Вам показывают эти каменные жернова, которыми они якобы что-то перетирают, только потому что это на самом деле туристический объект, это форма туризма. В действительности они зарабатывают этим туризмом и работают еще на каком-нибудь заводике, являясь собственно рабочими. Или еще более жесткий пример. Ну казалось бы, что больше для нас воплощает традиционность и архаику, при чем в самом уродливом её понимании. Нежели вот эти беднейшие общества Африки. Но они тоже стали обществами, которое зарабатывают инсценировкой собственного существования и собственных устоев. Да существует форма туризмов очень на мой взгляд жестокие. Когда люди отправляются в эти самые беднейшие страны Африки и ты наблюдаешь этих детей, действительно голодающих, действительно с обтянутой кожей, которые находятся за сеткой и ты наблюдаешь их, как животных в заповеднике. Потом от той индульгенции, которую ты бы хотел заплатить, так сказать своим социальным идеалом ты оставляешь им какой-то вспомоществование через специальные кассы.
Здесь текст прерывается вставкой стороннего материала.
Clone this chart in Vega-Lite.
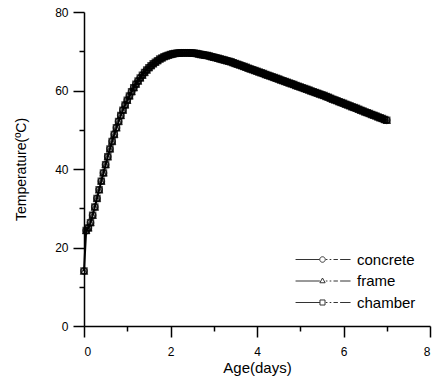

Вот что осталось в действительности от традиционности. Поэтому конечно я не очень понимаю Мишеля Фуко, который в свое время говорил о том, что запад утратил сосредоточие традиционности связанное с родством политической и духовной власти. И он искал вот это сращение политической и духовной власти, где-то во вне запада. Наоборот вот это репрезентативистская демократия, которая связана с жестким разделением ролей представляемых и представителя, она именно на западе сейчас дала трещину. И это связано с кризисом любых форм представления, а не только политического представления и с представлением на уровне воображения, и с представлением как осознания и с театрализации самой жизни. И в действительности конечно, когда Фуко обращался к иранской революции, приветствовал эту иранскую революцию, рукоплескал иранской революции. Он очень обманывался относительно того, что это некое возвращение традиционности и возвращение в форме политической духовности так называемой.
И, наоборот, не западное общество, они перенимают формы репрезентативистской демократии, либо что еще важнее создают свои. И вот традиционность и фундаментализм являются маркировками, которые используются западом в борьбе с не западными обществами. Обозначит не западные общества, как традиционные фундаменталистские в том числе иранское общество, это значит просто напросто не признать их в качестве на самом-то деле совершенно законных претендентов на наследия просвещения, от которого запад сам отказывается. И прошедшие выборы в Иране вполне состязательны, вполне конкурентные они дадут фору всему канону своего проведения многим западным выборам. Они пример того, что репрезентативистская демократия она реучередилась на совершенно другом месте и она ни как не связанна с традиционализмом и фундаментализмом.